(Recorded data)
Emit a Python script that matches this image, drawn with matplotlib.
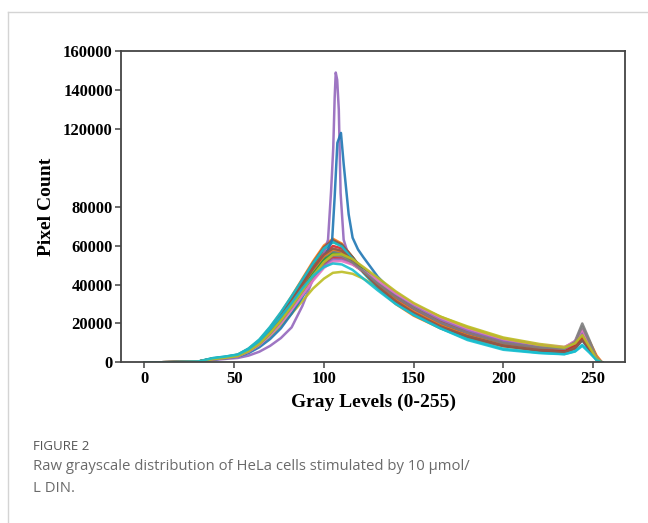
import matplotlib
matplotlib.use("Agg")
import matplotlib.pyplot as plt
from matplotlib.lines import Line2D

gray = [0, 15, 30, 38, 45, 52, 58, 64, 70, 76, 82, 88, 94, 100, 105, 110, 116, 122,
        130, 140, 150, 165, 180, 200, 220, 234, 240, 244, 248, 252, 255]

# the two samples with a sharp spike near 107 have their own finer grid
gray_spike_purple = [0, 15, 30, 38, 45, 52, 58, 64, 70, 76, 82, 88, 94, 100, 102.3, 104, 105.2,
                     106, 106.6, 107.4, 108.3, 109.3, 111, 113, 116, 122, 130, 140, 150, 165, 180,
                     200, 220, 234, 240, 244, 248, 252, 255]
gray_spike_blue = [0, 15, 30, 38, 45, 52, 58, 64, 70, 76, 82, 88, 94, 100, 104.6, 106, 107.5,
                   109.5, 111, 113.8, 116, 119, 122, 130, 140, 150, 165, 180, 200, 220, 234,
                   240, 244, 248, 252, 255]

c00 = [0, 150, 400, 1800, 2500, 3400, 5900, 9700, 15200, 21800, 29300, 37800, 46200, 53500, 57000,
       56500, 52500, 47500, 41000, 33500, 27500, 20000, 14800, 9800, 7000, 5800, 8000, 12000, 6500, 1500, 0]
c01 = [0, 150, 450, 2000, 2800, 4000, 7000, 11500, 18000, 25500, 34000, 43000, 52000, 60000, 63500,
       61000, 54000, 46500, 38000, 30000, 24000, 17500, 12500, 8300, 6000, 5200, 7800, 14500, 11000, 3500, 0]
c02 = [0, 150, 450, 2000, 2700, 3800, 6700, 11000, 17300, 24500, 32800, 41500, 50300, 58000, 61800,
       60000, 54000, 47000, 39000, 31500, 25500, 18500, 13500, 9000, 6500, 5500, 8000, 13000, 8000, 2000, 0]
c03 = [0, 150, 420, 1900, 2600, 3600, 6400, 10500, 16500, 23500, 31500, 40000, 48500, 56000, 59800,
       58500, 53000, 47000, 39500, 32000, 26000, 19000, 14000, 9300, 6700, 5600, 8000, 12500, 7500, 1800, 0]
c04 = [0, 100, 300, 1200, 1800, 2300, 3500, 5500, 8500, 12500, 18000, 29000, 43000, 56000, 63000,
       88000, 110000, 136000, 148800, 145000, 129700, 87000, 63000, 57000, 53500, 48000, 41000, 33500,
       27500, 20500, 15500, 10500, 7800, 6500, 9500, 15500, 9000, 2000, 0]
c05 = [0, 150, 450, 2000, 2800, 3900, 6900, 11300, 17800, 25200, 33500, 42300, 51200, 59200, 62800,
       60500, 54000, 46800, 38500, 30500, 24500, 17800, 12800, 8400, 6000, 5000, 7000, 11500, 7000, 1500, 0]
c06 = [0, 150, 380, 1700, 2400, 3200, 5600, 9200, 14500, 20800, 28000, 36000, 44000, 51000, 54800,
       55000, 52500, 48500, 43000, 36000, 30000, 22500, 17000, 11500, 8600, 7300, 10500, 16500, 9000, 2000, 0]
c07 = [0, 150, 400, 1800, 2500, 3400, 5900, 9600, 15000, 21500, 29000, 37300, 45500, 52800, 56500,
       56300, 53000, 48000, 41500, 34000, 28000, 20500, 15500, 10500, 8000, 7500, 11000, 20000, 11500, 2500, 0]
c08 = [0, 150, 400, 1600, 2300, 3200, 5500, 9000, 13500, 19000, 25000, 31500, 38000, 43000, 46000,
       46500, 45500, 43000, 38500, 33500, 29500, 23500, 18500, 12800, 9500, 8000, 10000, 13500, 7500, 1800, 0]
c09 = [0, 150, 500, 2200, 3000, 4100, 7200, 11800, 18300, 25800, 34000, 42500, 51000, 58500, 61800,
       59500, 53000, 46000, 38000, 30500, 24500, 17500, 12000, 7000, 5000, 4300, 5800, 9000, 5500, 1200, 0]
c10 = [0, 100, 350, 1500, 2200, 3000, 4800, 7800, 12000, 17500, 25000, 33500, 43000, 53000, 63000,
       85000, 112700, 117800, 102000, 76000, 64000, 58000, 54000, 44000, 34500, 28000, 20500, 15000,
       9800, 7000, 5800, 8000, 11500, 6500, 1500, 0]
c11 = [0, 150, 420, 1900, 2600, 3600, 6300, 10300, 16200, 23000, 30800, 39200, 47500, 54500, 58000,
       57000, 52000, 46500, 39500, 32000, 26000, 19000, 14000, 9300, 6700, 5700, 8200, 13000, 9500, 3000, 0]
c12 = [0, 150, 400, 1800, 2500, 3400, 6000, 9800, 15400, 22000, 29500, 37500, 45500, 52500, 55800,
       55300, 52000, 47500, 41000, 34000, 28000, 21000, 15500, 10300, 7500, 6300, 9000, 13500, 7500, 1800, 0]
c13 = [0, 150, 400, 1700, 2400, 3300, 5700, 9300, 14700, 21000, 28300, 36000, 43800, 50500, 53800,
       53500, 50500, 46500, 40500, 33500, 27800, 20800, 15300, 10200, 7400, 6200, 8800, 12500, 7000, 1600, 0]
c14 = [0, 150, 380, 1700, 2400, 3200, 5600, 9100, 14300, 20500, 27600, 35200, 42800, 49500, 52800,
       52800, 50500, 47000, 41500, 35000, 29200, 22000, 16500, 11000, 8200, 7000, 10000, 15000, 8500, 2000, 0]
c15 = [0, 150, 420, 1900, 2600, 3700, 6400, 10500, 16500, 23500, 31300, 39800, 48200, 55300, 58500,
       57300, 52300, 46500, 39000, 31500, 25500, 18500, 13500, 8800, 6300, 5300, 7500, 11500, 7000, 1500, 0]
c16 = [0, 150, 380, 1650, 2350, 3150, 5500, 9000, 14000, 20000, 27000, 34500, 42000, 48500, 51800,
       52000, 50200, 47000, 42000, 35500, 30000, 23000, 17500, 12000, 9000, 7800, 11000, 17000, 9500, 2200, 0]
c17 = [0, 150, 400, 1800, 2500, 3300, 5800, 9400, 14800, 21200, 28500, 36500, 44500, 51300, 54800,
       54500, 51200, 46800, 40500, 33500, 27800, 20500, 15200, 10000, 7600, 7000, 10500, 18500, 10500, 2300, 0]
c18 = [0, 150, 400, 1700, 2400, 3300, 5800, 9500, 15000, 21500, 28800, 36700, 44500, 51500, 55300,
       55500, 53000, 49000, 43500, 36500, 30500, 23500, 18000, 12300, 9000, 7600, 9800, 14000, 8000, 1800, 0]
c19 = [0, 150, 500, 2200, 3000, 4000, 6800, 11000, 17000, 23500, 30500, 38000, 44500, 49000, 50800,
       50300, 47500, 43000, 37000, 30000, 24500, 17500, 11500, 6500, 4800, 4200, 5600, 8500, 5000, 1200, 0]

samples = [(gray, c00), (gray, c01), (gray, c02), (gray, c03), (gray_spike_purple, c04),
           (gray, c05), (gray, c06), (gray, c07), (gray, c08), (gray, c09),
           (gray_spike_blue, c10), (gray, c11), (gray, c12), (gray, c13), (gray, c14),
           (gray, c15), (gray, c16), (gray, c17), (gray, c18), (gray, c19)]

yticks = [0, 20000, 40000, 60000, 80000, 120000, 140000, 160000]

fig = plt.figure(figsize=(6.48, 5.23), dpi=100)
ax = fig.add_axes([0.187, 0.307, 0.778, 0.596])

for x, y in samples:
    ax.plot(x, y, lw=1.8, alpha=0.9)

ax.set_ylim(0, 160000)
ax.set_xlim(-13, 268)
ax.set_yticks(yticks)
ax.set_xticks([0, 50, 100, 150, 200, 250])

serif = "Liberation Serif"
for lab in ax.get_xticklabels() + ax.get_yticklabels():
    lab.set_fontfamily(serif)
    lab.set_fontweight("bold")
    lab.set_fontsize(12)
ax.set_xlabel("Gray Levels (0-255)", fontfamily=serif, fontweight="bold", fontsize=14, labelpad=5)
ax.set_ylabel("Pixel Count", fontfamily=serif, fontweight="bold", fontsize=14, labelpad=6)
for s in ax.spines.values():
    s.set_color("#444444")
    s.set_linewidth(1.3)
ax.tick_params(color="#444444", width=1.1, length=4, pad=2)

# card frame + caption
fig.add_artist(Line2D([0.0123, 1.0], [0.977, 0.977], color="#d4d4d4", lw=1))
fig.add_artist(Line2D([0.0123, 0.0123], [0.0, 0.977], color="#d4d4d4", lw=1))
fig.text(33 / 648, 1 - 447 / 523, "FIGURE 2", fontfamily="Open Sans", fontsize=9.5,
         color="#555555", va="center")
fig.text(33 / 648, 1 - 467 / 523, "Raw grayscale distribution of HeLa cells stimulated by 10 μmol/",
         fontfamily="Open Sans", fontsize=10.7, color="#6a6a6a", va="center")
fig.text(33 / 648, 1 - 489 / 523, "L DIN.", fontfamily="Open Sans", fontsize=10.7,
         color="#6a6a6a", va="center")

fig.savefig("out.png", dpi=100)
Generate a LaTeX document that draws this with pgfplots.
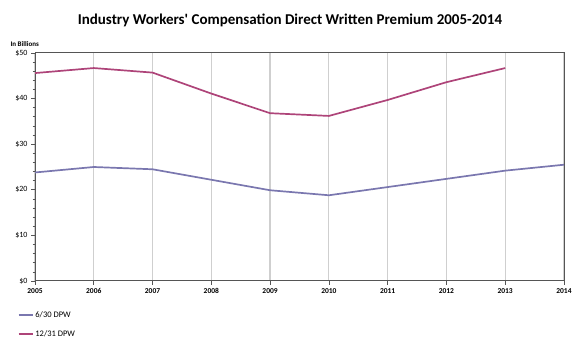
\documentclass[border=0pt]{standalone}
\usepackage{pgfplots}
\pgfplotsset{compat=1.18}
\usepackage{fontspec}
\setmainfont{Carlito}
\definecolor{cred}{HTML}{AE4479}
\definecolor{cpur}{HTML}{7A77AF}
\definecolor{cgrid}{HTML}{CFCFCF}
\definecolor{caxis}{HTML}{555555}
\begin{document}
\begin{tikzpicture}
\useasboundingbox (0,0) rectangle (580bp,351bp);
\node[font=\bfseries\fontsize{15bp}{17bp}\selectfont] at (290bp,331bp) {Industry Workers\textquotesingle\ Compensation Direct Written Premium 2005-2014};
\node[font=\bfseries\fontsize{7bp}{8bp}\selectfont, anchor=west] at (7bp,307bp) {In Billions};
\begin{axis}[
  at={(35bp,70bp)}, anchor=south west,
  scale only axis, width=529bp, height=228bp,
  xmin=2005, xmax=2014, ymin=0, ymax=50,
  xtick={2005,...,2014},
  ytick={0,10,...,50},
  minor y tick num=4,
  xticklabel style={font=\bfseries\fontsize{7.5bp}{8bp}\selectfont},
  xticklabel={\pgfmathprintnumber[1000 sep={},assume math mode=true]{\tick}},
  yticklabel style={font=\fontsize{8bp}{9bp}\selectfont},
  yticklabel={\$\pgfmathprintnumber[assume math mode=true]{\tick}},
  /pgf/number format/assume math mode=true,
  xmajorgrids, grid style={cgrid, line width=1.2bp},
  axis line style={caxis, line width=1bp},
  tick style={caxis, line width=0.7bp},
  tick align=outside,
  major tick length=4bp, minor tick length=2.5bp,
  xtick pos=bottom, ytick pos=left,
  legend style={at={(axis description cs:-0.033,-0.123)}, anchor=north west, draw=none, fill=none,
    font=\fontsize{8.5bp}{9bp}\selectfont, row sep=8bp, inner sep=0pt, cells={anchor=west}},
  legend image code/.code={\draw[#1] (0bp,0bp) -- (14bp,0bp);},
  legend cell align=left,
]
\addplot[color=cpur, line width=1.7bp] coordinates {
(2005,23.8) (2006,25.0) (2007,24.5) (2008,22.2) (2009,19.9) (2010,18.8) (2011,20.6) (2012,22.4) (2013,24.2) (2014,25.5)};
\addlegendentry{6/30 DPW}
\addplot[color=cred, line width=1.7bp] coordinates {
(2005,45.6) (2006,46.7) (2007,45.7) (2008,41.1) (2009,36.8) (2010,36.2) (2011,39.7) (2012,43.6) (2013,46.7)};
\addlegendentry{12/31 DPW}
\end{axis}
\end{tikzpicture}
\end{document}
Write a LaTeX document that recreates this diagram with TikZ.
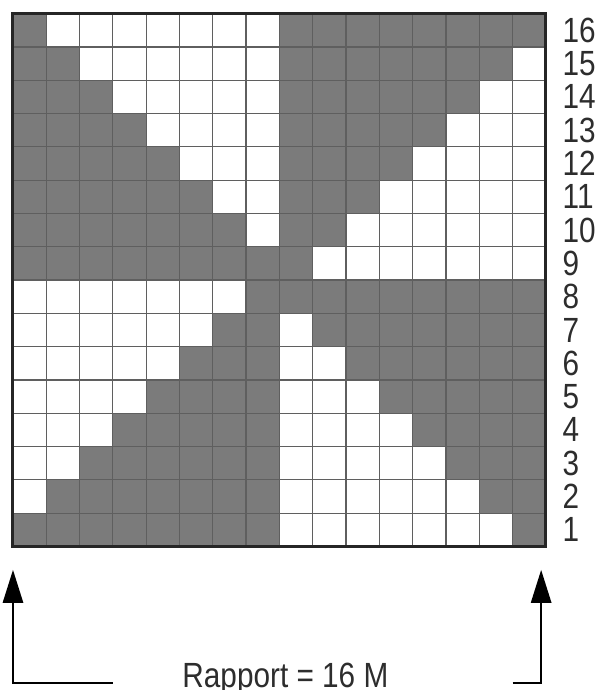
\documentclass[tikz,border=0pt]{standalone}
\usepackage{fontspec}
\usepackage{graphicx}
\usepackage{tikz}
\usetikzlibrary{arrows.meta, calc}
\setmainfont{Liberation Sans}
\definecolor{cellgrey}{RGB}{123, 123, 123}
\definecolor{linegrey}{RGB}{95, 95, 95}
\definecolor{textgrey}{RGB}{45, 45, 45}
\newcommand{\narrowtxt}[1]{\scalebox{0.85}[1]{#1}}

\begin{document}
\begin{tikzpicture}[
        x=33.3pt, y=33.3pt,
        darkcell/.style={fill=cellgrey},
        gridline/.style={draw=linegrey, line width=1.2pt, step=1},
        frame/.style={draw=black!85, line width=3pt},
        rowlabel/.style={anchor=west, inner sep=0pt, text=textgrey, font=\fontsize{35}{35}\selectfont},
        caption/.style={anchor=base, inner sep=0pt, text=textgrey, font=\fontsize{35}{35}\selectfont},
        repeatarrow/.style={-{Triangle[width=20pt, length=33pt]}, line width=2.7pt},
    ]
        \useasboundingbox (-0.39,-4.31) rectangle (17.51,16.41);

        % dark cells of the chart
        \foreach \r in {1,...,16}{
            \foreach \c in {1,...,16}{
                \pgfmathtruncatemacro{\isdark}{((\r>8)&&(\c<9)&&(\c<18-\r)) || ((\r>8)&&(\c>8)&&(\c<\r+1)) || ((\r<9)&&(\c<9)&&(\c>\r-1)) || ((\r<9)&&(\c>8)&&(\c>16-\r))}
                \ifnum\isdark=1
                    \fill[darkcell] (\c-1,\r-1) rectangle (\c,\r);
                \fi
            }
        }
        \draw[gridline] (0,0) grid (16,16);
        \draw[frame] (0,0) rectangle (16,16);

        % row numbers
        \foreach \r in {1,...,16}
            \node[rowlabel] (row\r) at (16.5,\r-0.5) {\narrowtxt{\r}};

        % repeat marks
        \coordinate (lfoot) at (3,-4.1);
        \coordinate (lcorner) at (0,-4.1);
        \coordinate (ltip) at (0,-0.7);
        \coordinate (rfoot) at (15,-4.1);
        \coordinate (rcorner) at (15.86,-4.1);
        \coordinate (rtip) at (15.86,-0.7);
        \draw[repeatarrow] (lfoot) -- (lcorner) -- (ltip);
        \draw[repeatarrow] (rfoot) -- (rcorner) -- (rtip);

        \node[caption] (rapport) at (8.18,-4.24) {\narrowtxt{Rapport = 16 M}};
    \end{tikzpicture}
\end{document}
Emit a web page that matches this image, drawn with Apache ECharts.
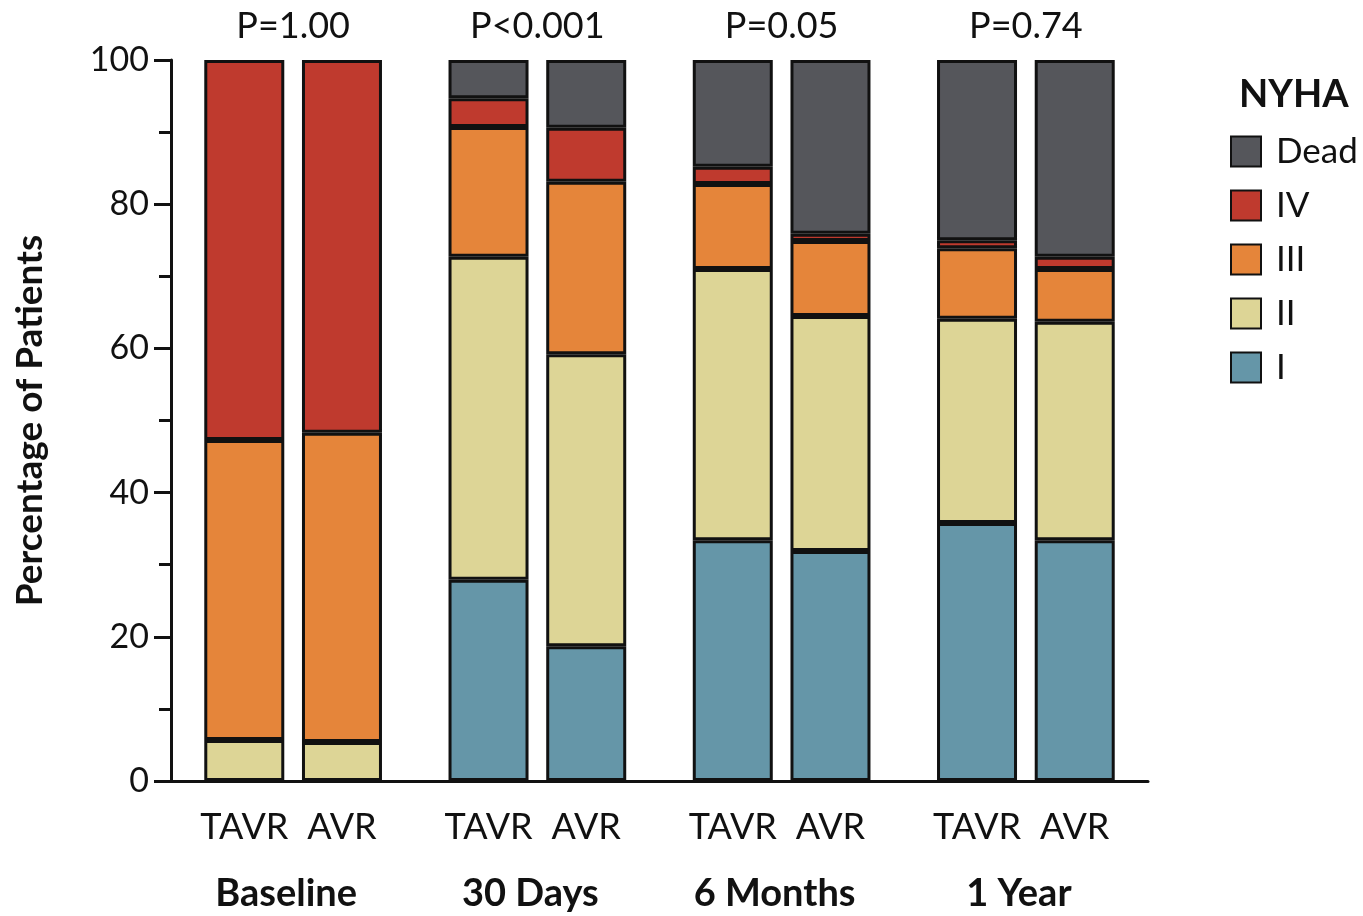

■ Exercise ■
Sift the material for lines with the string "matches". Copy each one found.

■ Result of this exercise ■
Emit a Python script that matches this image, drawn with matplotlib.
Emit a web page that matches this image, drawn with Apache ECharts.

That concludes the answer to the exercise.